FORT MYERS, Fla. — Most of us are like attorney Michael Raheb, feeling like stress comes with the job you have.
“If you’re not stressed at all doing this job… in my opinion, you’re not doing your job,” Raheb said.
When the stress gets too much, it’s time to take a breather.
The World Health Organization just updated its definition of “Burn-out,” now recognizing it as a “syndrome” caused by “chronic workplace stress that has not been successfully managed.”
Some symptoms include feelings of energy exhaustion, increased mental distance from one’s job, feelings of negativism or cynicism related to one’s job, and reduced professional success.
“if you don’t have a reward from it, if you don’t have pleasure in it anymore, as well as the demands outweighing what you can produce, you will feel it,” said Roseanne Illes, director of behavioral medicine of Florida State University Family Medicine Residency.
Some may feel the burn-out effect so severely they have a physical reaction, like Johnnie Mae Hawkins, a teacher at Varsity Lakes Middle School in Lehigh Acres. She had to get sent to the hospital after having high blood pressure from stress.

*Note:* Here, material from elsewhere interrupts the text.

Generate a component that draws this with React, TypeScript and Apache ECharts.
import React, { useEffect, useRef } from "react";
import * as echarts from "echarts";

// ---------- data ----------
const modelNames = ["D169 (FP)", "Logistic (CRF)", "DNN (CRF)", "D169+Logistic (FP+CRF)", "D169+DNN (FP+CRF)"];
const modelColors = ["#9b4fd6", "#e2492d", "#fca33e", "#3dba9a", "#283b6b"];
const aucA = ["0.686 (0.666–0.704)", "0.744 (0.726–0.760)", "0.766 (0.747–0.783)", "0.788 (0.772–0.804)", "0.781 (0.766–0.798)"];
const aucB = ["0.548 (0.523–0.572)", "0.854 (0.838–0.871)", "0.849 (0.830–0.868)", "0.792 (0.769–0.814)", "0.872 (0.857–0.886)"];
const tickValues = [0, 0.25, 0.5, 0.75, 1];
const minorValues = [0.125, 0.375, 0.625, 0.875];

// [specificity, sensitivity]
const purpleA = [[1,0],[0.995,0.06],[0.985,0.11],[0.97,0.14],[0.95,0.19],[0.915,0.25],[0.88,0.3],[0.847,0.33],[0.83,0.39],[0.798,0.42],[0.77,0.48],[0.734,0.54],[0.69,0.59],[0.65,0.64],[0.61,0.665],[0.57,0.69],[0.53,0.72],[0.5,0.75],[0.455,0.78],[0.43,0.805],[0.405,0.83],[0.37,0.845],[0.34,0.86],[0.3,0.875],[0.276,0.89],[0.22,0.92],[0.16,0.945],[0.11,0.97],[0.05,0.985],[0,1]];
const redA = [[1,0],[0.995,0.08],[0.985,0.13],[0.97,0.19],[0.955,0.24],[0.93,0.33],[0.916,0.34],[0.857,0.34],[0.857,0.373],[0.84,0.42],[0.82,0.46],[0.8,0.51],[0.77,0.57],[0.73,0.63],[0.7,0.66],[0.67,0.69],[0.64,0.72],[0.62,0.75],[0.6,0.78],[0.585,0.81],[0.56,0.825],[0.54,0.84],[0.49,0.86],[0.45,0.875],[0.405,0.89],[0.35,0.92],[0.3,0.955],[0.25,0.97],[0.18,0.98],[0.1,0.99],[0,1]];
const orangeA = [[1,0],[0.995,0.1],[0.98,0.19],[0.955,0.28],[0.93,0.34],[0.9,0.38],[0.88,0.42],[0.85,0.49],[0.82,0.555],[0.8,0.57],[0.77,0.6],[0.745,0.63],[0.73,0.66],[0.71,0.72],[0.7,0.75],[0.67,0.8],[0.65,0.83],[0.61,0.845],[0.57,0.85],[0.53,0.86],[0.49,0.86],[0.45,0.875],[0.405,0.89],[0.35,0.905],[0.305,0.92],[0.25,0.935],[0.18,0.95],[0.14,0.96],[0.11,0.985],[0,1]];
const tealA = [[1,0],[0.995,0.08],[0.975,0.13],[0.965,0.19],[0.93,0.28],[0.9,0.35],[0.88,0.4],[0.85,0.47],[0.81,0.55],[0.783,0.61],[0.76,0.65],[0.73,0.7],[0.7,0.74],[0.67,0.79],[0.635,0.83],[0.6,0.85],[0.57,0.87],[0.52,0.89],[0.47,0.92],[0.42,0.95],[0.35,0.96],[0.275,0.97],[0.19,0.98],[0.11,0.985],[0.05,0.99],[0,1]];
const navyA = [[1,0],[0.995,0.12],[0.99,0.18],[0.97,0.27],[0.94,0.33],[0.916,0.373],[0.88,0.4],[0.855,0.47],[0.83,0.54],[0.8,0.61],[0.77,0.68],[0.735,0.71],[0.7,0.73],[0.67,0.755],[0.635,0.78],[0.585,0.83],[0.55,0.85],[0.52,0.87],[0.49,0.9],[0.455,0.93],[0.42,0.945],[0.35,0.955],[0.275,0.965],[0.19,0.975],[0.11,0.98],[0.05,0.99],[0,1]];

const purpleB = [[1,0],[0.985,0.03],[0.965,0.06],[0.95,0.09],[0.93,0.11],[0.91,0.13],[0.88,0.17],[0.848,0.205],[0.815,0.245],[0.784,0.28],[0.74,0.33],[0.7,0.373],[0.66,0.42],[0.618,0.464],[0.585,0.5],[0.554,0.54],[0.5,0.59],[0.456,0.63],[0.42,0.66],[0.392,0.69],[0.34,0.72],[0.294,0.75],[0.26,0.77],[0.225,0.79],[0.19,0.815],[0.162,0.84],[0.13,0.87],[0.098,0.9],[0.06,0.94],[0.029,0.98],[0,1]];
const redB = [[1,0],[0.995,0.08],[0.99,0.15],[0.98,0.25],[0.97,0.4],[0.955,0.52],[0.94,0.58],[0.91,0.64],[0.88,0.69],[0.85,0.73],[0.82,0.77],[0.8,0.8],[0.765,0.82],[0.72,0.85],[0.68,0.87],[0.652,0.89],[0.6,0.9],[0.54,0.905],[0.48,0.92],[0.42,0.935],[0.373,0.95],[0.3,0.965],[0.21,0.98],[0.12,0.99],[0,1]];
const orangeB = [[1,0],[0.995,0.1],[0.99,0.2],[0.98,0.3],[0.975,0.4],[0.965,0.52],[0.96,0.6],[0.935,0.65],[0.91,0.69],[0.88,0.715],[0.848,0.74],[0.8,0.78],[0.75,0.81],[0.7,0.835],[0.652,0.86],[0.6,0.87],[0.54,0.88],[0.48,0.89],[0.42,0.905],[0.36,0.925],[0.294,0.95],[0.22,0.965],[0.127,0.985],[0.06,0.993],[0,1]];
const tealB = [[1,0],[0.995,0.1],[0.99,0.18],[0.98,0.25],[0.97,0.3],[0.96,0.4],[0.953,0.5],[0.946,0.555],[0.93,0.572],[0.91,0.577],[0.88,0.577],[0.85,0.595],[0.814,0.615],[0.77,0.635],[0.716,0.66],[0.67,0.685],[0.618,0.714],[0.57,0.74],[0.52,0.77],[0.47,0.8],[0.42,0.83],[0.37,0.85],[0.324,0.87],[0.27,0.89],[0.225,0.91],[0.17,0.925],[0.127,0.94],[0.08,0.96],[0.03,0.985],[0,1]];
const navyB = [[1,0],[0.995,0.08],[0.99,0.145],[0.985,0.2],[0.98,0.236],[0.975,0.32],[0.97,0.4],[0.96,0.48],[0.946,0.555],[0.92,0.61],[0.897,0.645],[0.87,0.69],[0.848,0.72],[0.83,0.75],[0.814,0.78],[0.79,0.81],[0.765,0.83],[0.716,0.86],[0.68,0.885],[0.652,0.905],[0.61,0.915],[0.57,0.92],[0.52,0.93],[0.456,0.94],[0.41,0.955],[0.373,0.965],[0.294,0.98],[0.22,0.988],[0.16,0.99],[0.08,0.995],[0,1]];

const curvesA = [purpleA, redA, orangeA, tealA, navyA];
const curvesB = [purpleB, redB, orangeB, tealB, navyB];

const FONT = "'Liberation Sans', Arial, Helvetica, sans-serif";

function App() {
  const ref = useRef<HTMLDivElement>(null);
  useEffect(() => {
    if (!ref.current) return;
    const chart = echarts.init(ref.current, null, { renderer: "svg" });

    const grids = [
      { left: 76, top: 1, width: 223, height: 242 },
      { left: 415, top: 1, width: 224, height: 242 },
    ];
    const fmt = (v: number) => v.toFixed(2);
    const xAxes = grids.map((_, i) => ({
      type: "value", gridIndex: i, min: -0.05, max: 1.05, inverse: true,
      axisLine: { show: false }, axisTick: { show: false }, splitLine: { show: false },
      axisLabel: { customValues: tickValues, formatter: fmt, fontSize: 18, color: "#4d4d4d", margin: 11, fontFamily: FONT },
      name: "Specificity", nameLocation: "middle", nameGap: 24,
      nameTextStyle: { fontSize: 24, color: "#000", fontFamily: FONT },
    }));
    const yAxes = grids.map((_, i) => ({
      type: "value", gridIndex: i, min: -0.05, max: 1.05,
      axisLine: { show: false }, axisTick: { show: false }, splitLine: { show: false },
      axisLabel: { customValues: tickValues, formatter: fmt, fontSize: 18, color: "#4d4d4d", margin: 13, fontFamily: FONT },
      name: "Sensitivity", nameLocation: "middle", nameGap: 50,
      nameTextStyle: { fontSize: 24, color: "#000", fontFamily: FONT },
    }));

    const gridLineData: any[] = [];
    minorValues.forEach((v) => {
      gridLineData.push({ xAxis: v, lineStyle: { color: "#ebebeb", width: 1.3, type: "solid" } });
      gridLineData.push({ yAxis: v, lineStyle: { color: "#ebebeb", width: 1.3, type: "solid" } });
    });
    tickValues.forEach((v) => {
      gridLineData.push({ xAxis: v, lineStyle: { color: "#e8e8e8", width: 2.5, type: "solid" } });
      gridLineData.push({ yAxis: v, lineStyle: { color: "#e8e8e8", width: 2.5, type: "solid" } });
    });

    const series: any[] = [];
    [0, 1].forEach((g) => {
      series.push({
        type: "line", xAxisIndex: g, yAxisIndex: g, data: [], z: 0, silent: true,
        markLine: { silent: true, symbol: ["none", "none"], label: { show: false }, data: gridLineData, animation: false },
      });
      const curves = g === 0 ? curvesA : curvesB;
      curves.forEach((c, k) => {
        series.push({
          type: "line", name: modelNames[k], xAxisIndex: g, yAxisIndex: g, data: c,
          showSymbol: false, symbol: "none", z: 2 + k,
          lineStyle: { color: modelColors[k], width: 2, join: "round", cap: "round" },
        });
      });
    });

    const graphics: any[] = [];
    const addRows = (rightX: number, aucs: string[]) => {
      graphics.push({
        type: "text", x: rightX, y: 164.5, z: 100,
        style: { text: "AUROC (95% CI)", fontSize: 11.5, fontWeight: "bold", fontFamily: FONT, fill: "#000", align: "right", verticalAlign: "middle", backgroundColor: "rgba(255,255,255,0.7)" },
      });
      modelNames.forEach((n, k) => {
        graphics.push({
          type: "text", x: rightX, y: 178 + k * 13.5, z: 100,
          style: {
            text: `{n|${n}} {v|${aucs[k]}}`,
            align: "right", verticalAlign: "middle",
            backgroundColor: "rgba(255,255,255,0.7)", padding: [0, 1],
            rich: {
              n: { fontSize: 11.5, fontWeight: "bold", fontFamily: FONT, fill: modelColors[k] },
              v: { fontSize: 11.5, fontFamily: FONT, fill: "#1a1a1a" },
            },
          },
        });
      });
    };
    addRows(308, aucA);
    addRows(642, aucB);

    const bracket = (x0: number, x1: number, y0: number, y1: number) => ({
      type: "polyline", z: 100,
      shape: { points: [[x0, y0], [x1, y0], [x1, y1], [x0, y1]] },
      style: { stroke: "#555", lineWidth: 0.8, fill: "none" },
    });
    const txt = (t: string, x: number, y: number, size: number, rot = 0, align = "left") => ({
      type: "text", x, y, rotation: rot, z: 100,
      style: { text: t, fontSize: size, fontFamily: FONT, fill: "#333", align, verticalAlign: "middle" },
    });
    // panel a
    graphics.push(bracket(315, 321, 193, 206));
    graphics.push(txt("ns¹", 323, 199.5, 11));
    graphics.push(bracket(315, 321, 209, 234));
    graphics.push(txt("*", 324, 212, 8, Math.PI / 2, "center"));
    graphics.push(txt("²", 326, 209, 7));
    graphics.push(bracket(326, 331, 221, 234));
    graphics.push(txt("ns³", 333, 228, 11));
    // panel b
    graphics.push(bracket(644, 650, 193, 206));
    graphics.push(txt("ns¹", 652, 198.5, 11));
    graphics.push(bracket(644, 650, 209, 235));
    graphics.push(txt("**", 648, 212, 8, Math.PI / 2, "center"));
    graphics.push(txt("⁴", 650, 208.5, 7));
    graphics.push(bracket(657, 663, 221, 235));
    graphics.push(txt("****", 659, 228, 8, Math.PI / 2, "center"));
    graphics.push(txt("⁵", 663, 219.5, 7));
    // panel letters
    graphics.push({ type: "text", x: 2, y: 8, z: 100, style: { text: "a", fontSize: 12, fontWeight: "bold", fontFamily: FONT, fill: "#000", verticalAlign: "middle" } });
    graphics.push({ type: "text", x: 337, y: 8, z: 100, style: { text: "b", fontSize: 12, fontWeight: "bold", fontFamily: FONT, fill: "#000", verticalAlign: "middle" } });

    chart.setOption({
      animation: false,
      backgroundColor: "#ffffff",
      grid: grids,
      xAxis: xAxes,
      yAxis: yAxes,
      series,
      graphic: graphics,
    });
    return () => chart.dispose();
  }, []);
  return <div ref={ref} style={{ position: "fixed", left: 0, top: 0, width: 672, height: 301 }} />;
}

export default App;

“My chest started to beat real fast, and I had to go to the E.R. from work,” Hawkins said. “It’s not always physical; it’s mental. And you can be suffering from mental burnout.”

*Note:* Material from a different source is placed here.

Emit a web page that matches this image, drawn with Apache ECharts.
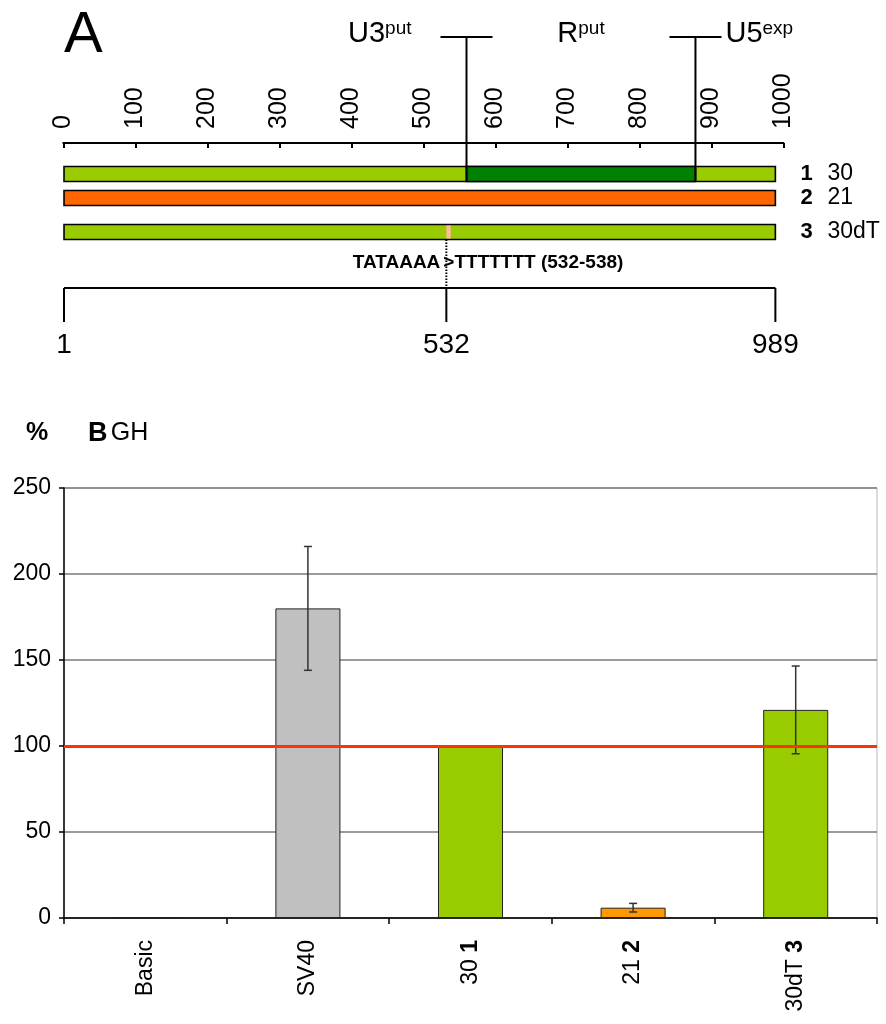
<!DOCTYPE html>
<html>
<head>
<meta charset="utf-8">
<script src="https://cdn.jsdelivr.net/npm/echarts@6/dist/echarts.min.js"></script>
<style>
  html, body { margin: 0; padding: 0; background: #fff; }
  #chart { width: 886px; height: 1024px; }
</style>
</head>
<body>
<div id="chart"></div>
<script>
// ---------- Panel A: construct map ----------
const constructIds = ['1', '2', '3'];
const constructNames = ['30', '21', '30dT'];
const constructStart = [1, 1, 1];
const constructEnd = [989, 989, 989];
const regionNames = ['U3', 'R', 'U5'];
const regionSup = ['put', 'put', 'exp'];
const regionStart = [1, 560, 878];
const regionEnd = [560, 878, 989];
const mutationRange = [532, 538];
const mutationText = ['TATAAAA', '>TTTTTTT (532-538)'];
const landmarks = [1, 532, 989];

// ---------- Panel B: GH expression ----------
const categories = ['Basic', 'SV40', '30', '21', '30dT'];
const categoryTags = ['', '', '1', '2', '3'];
const percentValues = [0, 180, 100, 6, 121];
const percentErrors = [0, 36, 0, 2.5, 25.5];
const referenceLevel = 100;

// ---------- styling / layout ----------
const FONT = '"Liberation Sans", Arial, Helvetica, sans-serif';
const constructColors = ['#99cc00', '#ff6600', '#99cc00'];
const regionColor = '#008000';
const mutationColor = '#ffbb99';
const barColors = ['#c0c0c0', '#c0c0c0', '#99cc00', '#ff9900', '#99cc00'];
// vertical layout of the map, in pixels below the ruler axis
const ROW_TRACK = [31, 55, 89];
const BAR_H = 15;
const BRACKET_TOP = -106;
const LABEL_TRACK = -109;
const MUT_TEXT_TRACK = 120;
const RULER_TRACK = 145;
const RULER_TICK = 34;
const RULER_LABEL = 57;

const chart = echarts.init(document.getElementById('chart'));

function renderConstruct(params, api) {
  const i = params.dataIndex;
  const yc = api.coord([0, ROW_TRACK[i]])[1];
  const x0 = api.coord([api.value(0), 0])[0];
  const x1 = api.coord([api.value(1), 0])[0];
  const children = [{
    type: 'rect',
    shape: { x: x0, y: yc - BAR_H / 2, width: x1 - x0, height: BAR_H },
    style: { fill: constructColors[i], stroke: '#000', lineWidth: 1.6 }
  }];
  if (i === 0) {
    const r0 = api.coord([regionStart[1], 0])[0];
    const r1 = api.coord([regionEnd[1], 0])[0];
    children.push({
      type: 'rect',
      shape: { x: r0, y: yc - BAR_H / 2, width: r1 - r0, height: BAR_H },
      style: { fill: regionColor, stroke: '#000', lineWidth: 1.6 }
    });
  }
  if (i === 2) {
    const m0 = api.coord([mutationRange[0], 0])[0];
    const m1 = api.coord([mutationRange[1], 0])[0];
    children.push({
      type: 'rect',
      shape: { x: m0, y: yc - BAR_H / 2 + 1, width: m1 - m0, height: BAR_H - 2 },
      style: { fill: mutationColor }
    });
  }
  children.push({
    type: 'text',
    style: { x: x1 + 25, y: yc, text: constructIds[i], font: 'bold 22px ' + FONT, fill: '#000', align: 'left', verticalAlign: 'middle' }
  });
  children.push({
    type: 'text',
    style: { x: x1 + 52, y: yc, text: constructNames[i], font: '23px ' + FONT, fill: '#000', align: 'left', verticalAlign: 'middle' }
  });
  return { type: 'group', children };
}

function renderRegion(params, api) {
  const i = params.dataIndex;
  const s = api.coord([api.value(0), 0])[0];
  const e = api.coord([api.value(1), 0])[0];
  const yTop = api.coord([0, BRACKET_TOP])[1];
  const yLab = api.coord([0, LABEL_TRACK])[1];
  const children = [];
  let x, align;
  if (i === 0) { x = e - 55; align = 'right'; }
  else if (i === regionNames.length - 1) { x = s + 30; align = 'left'; }
  else { x = (s + e) / 2; align = 'center'; }
  children.push({
    type: 'text',
    style: {
      x, y: yLab, align, verticalAlign: 'middle',
      text: '{m|' + regionNames[i] + '}{s|' + regionSup[i] + '}',
      rich: {
        m: { fontSize: 29, fontFamily: FONT, fill: '#000', lineHeight: 30 },
        s: { fontSize: 19, fontFamily: FONT, fill: '#000', lineHeight: 12, verticalAlign: 'top' }
      }
    }
  });
  // bracket at the start of every region after the first
  if (i > 0) {
    const yBottom = api.coord([0, ROW_TRACK[0] + BAR_H / 2])[1];
    children.push({
      type: 'line',
      shape: { x1: s, y1: yBottom, x2: s, y2: yTop },
      style: { stroke: '#000', lineWidth: 2 }
    });
    children.push({
      type: 'line',
      shape: { x1: s - 26, y1: yTop, x2: s + 26, y2: yTop },
      style: { stroke: '#000', lineWidth: 2 }
    });
  }
  return { type: 'group', children };
}

function renderMutation(params, api) {
  const x = api.coord([api.value(0), 0])[0];
  const yBar = api.coord([0, ROW_TRACK[2] + BAR_H / 2])[1];
  const yRuler = api.coord([0, RULER_TRACK])[1];
  const yText = api.coord([0, MUT_TEXT_TRACK])[1];
  return {
    type: 'group',
    children: [
      {
        type: 'line',
        shape: { x1: x, y1: yBar, x2: x, y2: yRuler },
        style: { stroke: '#000', lineWidth: 2, lineDash: [1.5, 1.5] }
      },
      {
        type: 'text',
        style: { x: x - 6, y: yText, text: mutationText[0], font: 'bold 19px ' + FONT, fill: '#000', align: 'right', verticalAlign: 'middle' }
      },
      {
        type: 'text',
        style: { x: x - 3, y: yText, text: mutationText[1], font: 'bold 19px ' + FONT, fill: '#000', align: 'left', verticalAlign: 'middle' }
      }
    ]
  };
}

function renderLandmark(params, api) {
  const i = params.dataIndex;
  const x = api.coord([api.value(0), 0])[0];
  const y0 = api.coord([0, RULER_TRACK])[1];
  const y1 = api.coord([0, RULER_TRACK + RULER_TICK])[1];
  const yl = api.coord([0, RULER_TRACK + RULER_LABEL])[1];
  const children = [
    { type: 'line', shape: { x1: x, y1: y0, x2: x, y2: y1 }, style: { stroke: '#000', lineWidth: 2 } },
    { type: 'text', style: { x, y: yl, text: String(landmarks[i]), font: '28px ' + FONT, fill: '#000', align: 'center', verticalAlign: 'middle' } }
  ];
  if (i === 0) {
    const xa = api.coord([landmarks[0], 0])[0];
    const xb = api.coord([landmarks[landmarks.length - 1], 0])[0];
    children.push({ type: 'line', shape: { x1: xa, y1: y0, x2: xb, y2: y0 }, style: { stroke: '#000', lineWidth: 2 } });
  }
  return { type: 'group', children };
}

function renderErrorBar(params, api) {
  const lo = api.coord([api.value(0), api.value(1)]);
  const hi = api.coord([api.value(0), api.value(2)]);
  const w = 4;
  const style = { stroke: '#333', lineWidth: 1.5 };
  return {
    type: 'group',
    children: [
      { type: 'line', shape: { x1: lo[0], y1: lo[1], x2: hi[0], y2: hi[1] }, style },
      { type: 'line', shape: { x1: hi[0] - w, y1: hi[1], x2: hi[0] + w, y2: hi[1] }, style },
      { type: 'line', shape: { x1: lo[0] - w, y1: lo[1], x2: lo[0] + w, y2: lo[1] }, style }
    ]
  };
}

const errorData = [];
percentValues.forEach((v, i) => {
  if (percentErrors[i] > 0) errorData.push([i, v - percentErrors[i], v + percentErrors[i]]);
});

const option = {
  animation: false,
  backgroundColor: '#fff',
  textStyle: { fontFamily: FONT },
  graphic: [
    { type: 'text', left: 64, top: 7, style: { text: 'A', font: '58px ' + FONT, fill: '#000' } },
    { type: 'text', left: 26, top: 421, style: { text: '%', font: 'bold 25px ' + FONT, fill: '#000' } },
    {
      type: 'text', left: 88, top: 420,
      style: {
        text: '{b|B} {n|GH}',
        rich: {
          b: { fontSize: 27, fontWeight: 'bold', fontFamily: FONT, fill: '#000' },
          n: { fontSize: 25, fontFamily: FONT, fill: '#000' }
        }
      }
    }
  ],
  grid: [
    { left: 63.3, width: 720, top: 143, height: 180 },
    { left: 64, right: 9, top: 488, bottom: 106, show: true, borderColor: '#b8b8b8', borderWidth: 1, backgroundColor: 'transparent' }
  ],
  xAxis: [
    {
      gridIndex: 0, type: 'value', position: 'top', min: 0, max: 1000, interval: 100,
      axisLine: { show: true, onZero: false, lineStyle: { color: '#000', width: 2 } },
      axisTick: { show: true, inside: true, length: 5, lineStyle: { color: '#000', width: 2 } },
      axisLabel: { rotate: -90, fontSize: 25, color: '#000', margin: 14, fontFamily: FONT, formatter: v => String(v) },
      splitLine: { show: false }
    },
    {
      gridIndex: 1, type: 'category', data: categories,
      axisLine: { lineStyle: { color: '#000', width: 1.5 } },
      axisTick: { show: true, length: 6, lineStyle: { color: '#000', width: 1.5 } },
      axisLabel: {
        rotate: 90, margin: 22, color: '#000', fontSize: 23, fontFamily: FONT,
        formatter: (v, i) => categoryTags[i] ? '{n|' + v + '} {b|' + categoryTags[i] + '}' : '{n|' + v + '}',
        rich: {
          n: { fontSize: 23, fontFamily: FONT, color: '#000' },
          b: { fontSize: 23, fontFamily: FONT, fontWeight: 'bold', color: '#000' }
        }
      }
    }
  ],
  yAxis: [
    { gridIndex: 0, type: 'value', min: 0, max: 180, inverse: true, show: false },
    {
      gridIndex: 1, type: 'value', min: 0, max: 250, interval: 50,
      axisLine: { show: true, lineStyle: { color: '#000', width: 1.5 } },
      axisTick: { show: true, length: 5, lineStyle: { color: '#000', width: 1.5 } },
      axisLabel: { fontSize: 23, color: '#000', margin: 13, fontFamily: FONT },
      splitLine: { show: true, lineStyle: { color: '#7a7a7a', width: 1.5 } }
    }
  ],
  series: [
    {
      type: 'custom', xAxisIndex: 0, yAxisIndex: 0, silent: true, z: 3,
      data: regionNames.map((n, i) => [regionStart[i], regionEnd[i]]),
      renderItem: renderRegion
    },
    {
      type: 'custom', xAxisIndex: 0, yAxisIndex: 0, silent: true, z: 2,
      data: constructIds.map((id, i) => [constructStart[i], constructEnd[i]]),
      renderItem: renderConstruct
    },
    {
      type: 'custom', xAxisIndex: 0, yAxisIndex: 0, silent: true, z: 2,
      data: [[mutationRange[0]]],
      renderItem: renderMutation
    },
    {
      type: 'custom', xAxisIndex: 0, yAxisIndex: 0, silent: true, z: 2,
      data: landmarks.map(v => [v]),
      renderItem: renderLandmark
    },
    {
      type: 'line', xAxisIndex: 1, yAxisIndex: 1, data: [], z: 1, silent: true,
      markLine: {
        silent: true, symbol: 'none', label: { show: false },
        lineStyle: { color: '#ff3300', width: 3, type: 'solid' },
        emphasis: { disabled: true },
        data: [{ yAxis: referenceLevel }]
      }
    },
    {
      type: 'bar', xAxisIndex: 1, yAxisIndex: 1, barWidth: '40%', z: 3, silent: true,
      data: percentValues.map((v, i) => ({
        value: v,
        itemStyle: { color: barColors[i], borderColor: '#222', borderWidth: 1 }
      }))
    },
    {
      type: 'custom', xAxisIndex: 1, yAxisIndex: 1, z: 4, silent: true,
      data: errorData,
      renderItem: renderErrorBar
    }
  ]
};

chart.setOption(option);
</script>
</body>
</html>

W.H.O. now labeling it as a syndrome brings more attention to the issue, but Illes says more needs to happen on a broader level.
“It’s something that is, unfortunately, going to take a larger, systemic impact that needs an intervention,” she said.
In the meantime, Illes recommends taking short breaks during the workday. Also having self-care and investing time in things that give you pleasure, like family time or sporting events.